Staff at the payroll giving agency were made redundant on 4 December

Workplace Giving UK
Workplace Giving UK

The payroll giving agency Workplace Giving UK has gone into administration, making it the sixth company within the Fundraising Initiatives Group to cease trading this year.

Workplace Giving, whose initiatives included funding the Geared for Giving campaign to encourage more employers to promote payroll giving, has made 25 redundancies, its managing director Peter O’Hara confirmed.

Staff at WGUK, whose accounts for 2013 were almost two months overdue at the time of its closure, according to Companies House, were made redundant on 4 December and were paid up to the end of November.

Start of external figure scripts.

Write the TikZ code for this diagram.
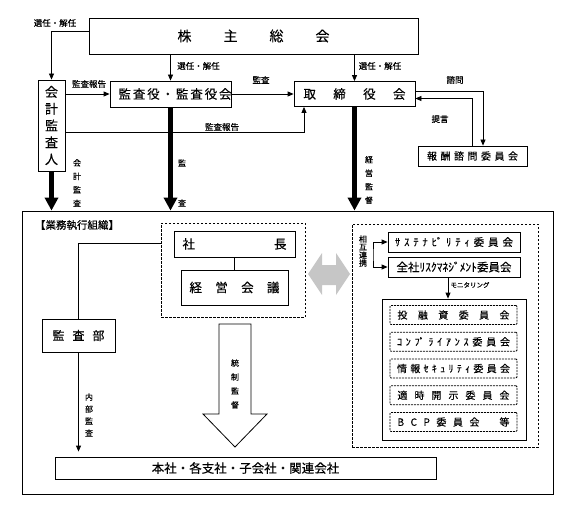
\documentclass[tikz,border=0pt]{standalone}
\usepackage{fontspec}
\setmainfont{Noto Sans CJK JP}[FakeBold=0.3]
\usetikzlibrary{arrows.meta}
\newcommand{\spr}[2]{\makebox[#1][s]{#2}}

\begin{document}
\begin{tikzpicture}[x=1pt, y=-1pt,
        box/.style 2 args={draw, line width=0.8pt, inner sep=0pt, minimum width=#1, minimum height=#2},
        dbox/.style 2 args={box={#1}{#2}, dash pattern=on 2.5pt off 1.5pt},
        cbox/.style={box={127pt}{19pt}, dash pattern=on 2pt off 1pt, rounded corners=1pt, font=\fontsize{10}{10}\selectfont},
        lbl/.style={inner sep=0pt, font=\fontsize{8.5}{8.5}\selectfont},
        vlbl/.style={inner sep=0pt, align=center, font=\fontsize{8}{13.5}\selectfont},
        arr/.style={line width=0.8pt, -{Triangle[length=6pt,width=5pt]}},
        big/.style={line width=5pt, -{Triangle[length=13pt,width=13pt]}}]
        \useasboundingbox (0,0) rectangle (575,513);

        % top level
        \node[box={329pt}{36pt}, font=\fontsize{14}{14}\selectfont] (soukai) at (253.5,36) {\spr{152pt}{株 主 総 会}};
        \node[box={27pt}{91pt}, align=center, font=\fontsize{13}{16.8}\selectfont] (kaikei) at (51.5,125.5) {会\\計\\監\\査\\人};
        \node[box={121pt}{26pt}, font=\fontsize{12.5}{12.5}\selectfont] (kansa) at (170.5,94) {\spr{104pt}{監 査 役 ・ 監 査 役 会}};
        \node[box={121pt}{25pt}, font=\fontsize{12.5}{12.5}\selectfont] (tori) at (354.5,94) {\spr{102pt}{取 締 役 会}};
        \node[box={109pt}{20pt}, font=\fontsize{10}{10}\selectfont] (hoshu) at (472.5,156) {\spr{91pt}{報 酬 諮 問 委 員 会}};

        \draw[arr] ([yshift=5pt]soukai.west) -| (kaikei.north);
        \draw[arr] (kansa.north |- soukai.south) -- (kansa.north);
        \draw[arr] (tori.north |- soukai.south) -- (tori.north);
        \draw[arr] (kaikei.east |- kansa.west) -- (kansa.west);
        \draw[arr] (kansa.east) -- (tori.west);
        \draw[arr] ([yshift=-6.5pt]kaikei.east) -| ([xshift=-50.5pt]tori.south);
        \draw[arr] ([yshift=2.5pt]tori.east) -| ([xshift=10.5pt]hoshu.north);
        \draw[arr] (hoshu.north) |- ([yshift=-4.5pt]tori.east);

        \node[lbl] (l1) at (55,23) {選任・解任};
        \node[lbl] (l2) at (198.5,66) {選任・解任};
        \node[lbl] (l3) at (380,66) {選任・解任};
        \node[lbl] (l4) at (89,84) {監査報告};
        \node[lbl] (l5) at (261,80) {監査};
        \node[lbl] (l6) at (222,127) {監査報告};
        \node[lbl] (l7) at (455,80) {諮問};
        \node[lbl] (l8) at (440,119) {提言};

        % executive organisation
        \node[box={531pt}{283pt}] (outer) at (287.5,352.5) {};
        \node[inner sep=0pt, font=\fontsize{10.5}{10.5}\selectfont] (ttl) at (77,225) {【業務執行組織】};

        \draw[big] (kaikei.south) -- (kaikei.south |- outer.north);
        \draw[big] (kansa.south) -- (kansa.south |- outer.north);
        \draw[big] (tori.south) -- (tori.south |- outer.north);
        \node[vlbl] (v1) at (77,183) {会\\計\\監\\査};
        \node[vlbl] (v2) at (182,183) {監\\[26.5pt]査};
        \node[vlbl] (v3) at (369,180) {経\\営\\監\\督};

        \node[dbox={144pt}{94pt}] (grpA) at (233,270) {};
        \node[box={121pt}{26pt}, font=\fontsize{12.5}{12.5}\selectfont] (shacho) at (234.5,244) {\spr{104pt}{社 長}};
        \node[box={107pt}{35pt}, font=\fontsize{12.5}{12.5}\selectfont] (keiei) at (234.5,287.5) {\spr{90pt}{経 営 会 議}};
        \draw[line width=0.8pt] (shacho.south) -- (keiei.north);

        \node[box={73pt}{33pt}, font=\fontsize{12}{12}\selectfont] (kansabu) at (78.5,335.5) {\spr{52pt}{監 査 部}};
        \draw[line width=0.8pt] ([yshift=27pt]grpA.west) -| (kansabu.north);

        \node[box={381pt}{22pt}, font=\fontsize{12.5}{12.5}\selectfont] (honsha) at (245.5,468) {本社・各支社・子会社・関連会社};
        \draw[arr, shorten >=5pt] (kansabu.south) -- (kansabu.south |- honsha.north);
        \node[vlbl, font=\fontsize{8}{12}\selectfont] (v4) at (89,415) {内\\部\\監\\査};

        % control arrow
        \draw[line width=0.8pt] (219,324) -- (251,324) -- (251,414) -- (267,414) -- (235,447) -- (203,414) -- (219,414) -- cycle;
        \node[vlbl, font=\fontsize{8}{14}\selectfont] (v5) at (235,384) {統\\制\\監\\督};

        % two way arrow
        \fill[gray!45] (308,274) -- (322,253) -- (322,265) -- (336,265) -- (336,253) -- (350,274) -- (336,295) -- (336,285) -- (322,285) -- (322,295) -- cycle;

        % committees
        \node[dbox={186pt}{223pt}] (grpB) at (445,335.5) {};
        \node[box={132pt}{20pt}, font=\fontsize{10.5}{10.5}\selectfont] (sus) at (454,242) {\spr{118pt}{ｻ ｽ ﾃ ﾅ ﾋﾞ ﾘ ﾃ ｨ 委 員 会}};
        \node[box={132pt}{20pt}, font=\fontsize{11.5}{11.5}\selectfont] (zensha) at (454,267) {全社ﾘｽｸﾏﾈｼﾞﾒﾝﾄ委員会};
        \coordinate (brk) at (373,255);
        \draw[line width=0.8pt, {Triangle[length=6pt,width=5pt]}-{Triangle[length=6pt,width=5pt]}] (sus.west) -| (brk) |- (zensha.west);
        \node[vlbl, font=\fontsize{8}{8}\selectfont] (v6) at (363,251) {相\\互\\連\\携};

        \node[box={144pt}{141pt}] (inner) at (454,369.5) {};
        \draw[arr] ([xshift=-6pt]zensha.south) -- ([xshift=-6pt]zensha.south |- inner.north);
        \node[inner sep=0pt, font=\fontsize{6.5}{6.5}\selectfont] (l9) at (470,285) {モニタリング};

        \node[cbox] (c1) at (453.5,315) {\spr{112pt}{投 融 資 委 員 会}};
        \node[cbox] (c2) at (453.5,341.75) {\spr{113pt}{ｺ ﾝ ﾌﾟ ﾗ ｲ ｱ ﾝ ｽ 委 員 会}};
        \node[cbox] (c3) at (453.5,368.5) {\spr{113pt}{情 報 ｾ ｷ ｭ ﾘ ﾃ ｨ 委 員 会}};
        \node[cbox] (c4) at (453.5,395.25) {\spr{112pt}{適 時 開 示 委 員 会}};
        \node[cbox] (c5) at (453.5,422) {\spr{112pt}{\spr{82pt}{B C P 委 員 会}\hfill 等}};
    \end{tikzpicture}
\end{document}
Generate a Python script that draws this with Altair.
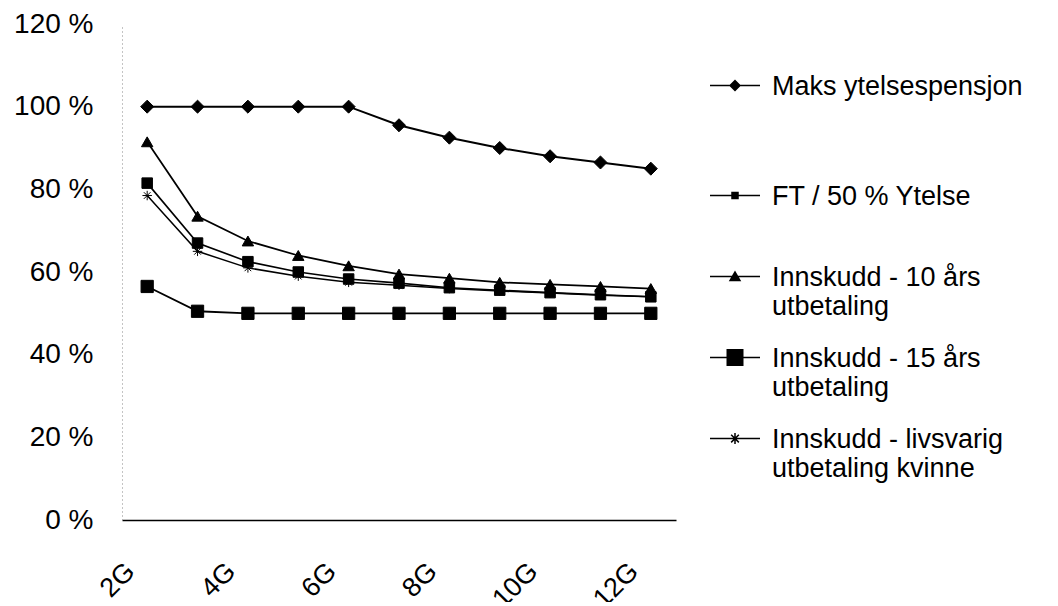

The administrators David Rubin & Partners have been appointed to wind up WGUK, which was set up by Cathy Sullivan, the chief executive of Fundraising Initiatives, and her husband Kenneth Bauso in 2004.

Several other subsidiaries of the group ceased trading this year. Fundraising Initiatives Limited and Person to Person (P2P) Direct were put into administration in November, while the telephone agency R Fundraising, which was acquired by Fundraising Initiatives in January, closed down in July with the loss of 99 jobs.

O’Hara, who was involved with WGUK since its first year of operation, said that the debts of the agency’s parent company had led to its demise. Fundraising Initiatives (Holdings)’s latest accounts show that the company had debts of £3.4m in 2013.

"I’m obviously incredibly upset that stuff that happened centrally has affected us," O’Hara told Third Sector. "I’ve done everything I could to make sure this didn’t happen but events overtook me. It’s been a very stressful two months for me personally and for the team. We worked up to the end to make sure all our work was completed and there were no donations outstanding."

Asked if staff would receive a redundancy payout, O’Hara said this would be statutory. 

O’Hara said he attempted to buy WGUK from Fundraising Initiatives but that a deal could not be reached because the agency had shared IT and other services with the wider group which were difficult to separate out.

"That’s what we were trying to do over the last six weeks but you couldn’t do that," he said.

The property consultancy Lambert Smith Hampton also attempted to find a third-party buyer for the agency but this was unsuccessful.

O’Hara said he would like to continue working in the sector but had not yet established his next move. He said that WGUK raised £100m for charity during its 11 years of operation.